Photoredox catalytic cycles with organic chromophores are difficult to study using experiments alone owing to the generation of several radical intermediates, complex solvation effects, varied product distributions, and low catalyst turnover numbers. Despite methodological advances in the treatment of charge transfer processes, organic chromophore studies largely focus on optoelectronic applications while mechanistic studies of photoredox cycles remain limited.
This work aims to pioneer the adaptation of a foundational principle in heterogeneous catalysis – the Sabatier principle – to photoredox systems and identify innate trade-offs that govern catalytic activity and turnover number (or resistance to degradation). The goal is to characterize exciplexes formed between the excited-state chromophore and electron donor prior to quenching and determine factors that favor complete quenching and charge separation vis-à-vis chromophore degradation via Birch reduction.
To this end, multiple quantum chemistry methods are to be employed, including density functional theory (DFT), constrained DFT, time-dependent DFT, and energy decomposition analysis for ground, excited-state, and solvated systems. Factors that lower the likelihood of degradation will be juxtaposed with those that also enhance the rates of electron transfer to CO2 to identify trade-offs underlying these performance metrics.
Characteristics of the photoredox system – solvent, electron donor, and chromophore properties – that lead to the desired balance between activity and degradation are expected to emerge.

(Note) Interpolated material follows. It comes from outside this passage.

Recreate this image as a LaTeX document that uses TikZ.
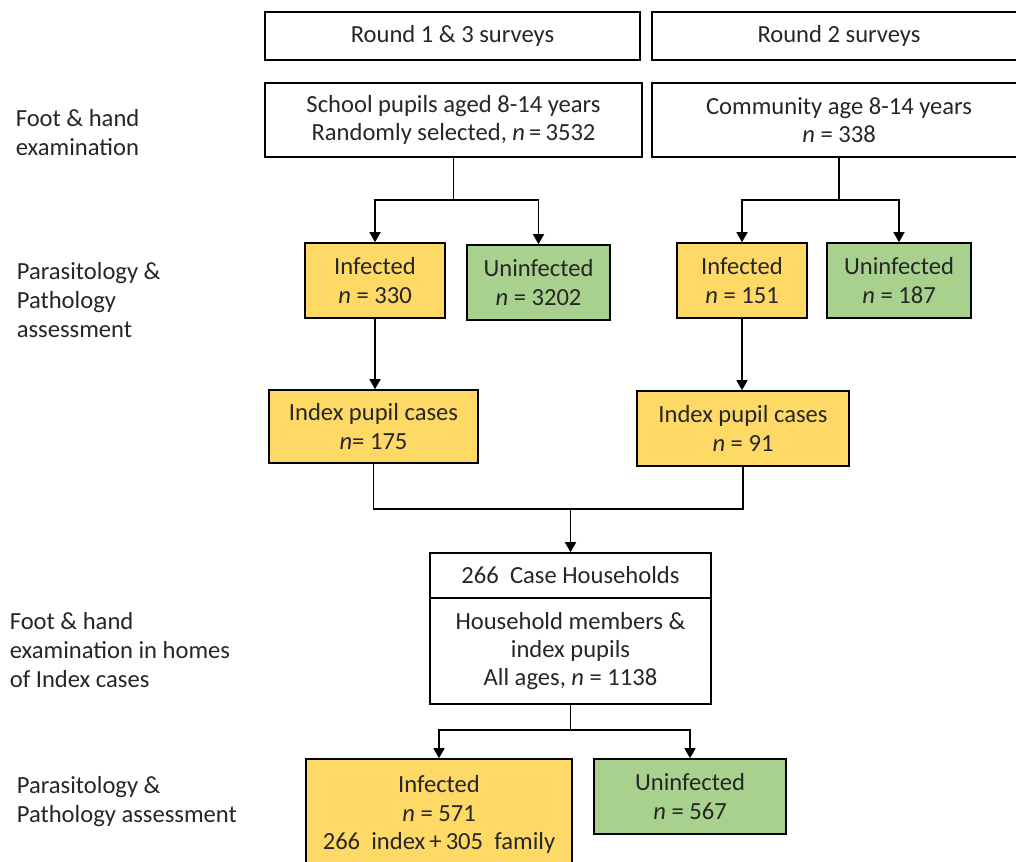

The computational work will be supported by experimental transient absorption spectroscopy studies by a collaborator at USC. Finally, these design rules will feed into machine learning methods to accelerate discovery, by rapidly searching the vast chemical space for chromophores that possess desired characteristics.
This award reflects NSF's statutory mission and has been deemed worthy of support through evaluation using the Foundation's intellectual merit and broader impacts review criteria.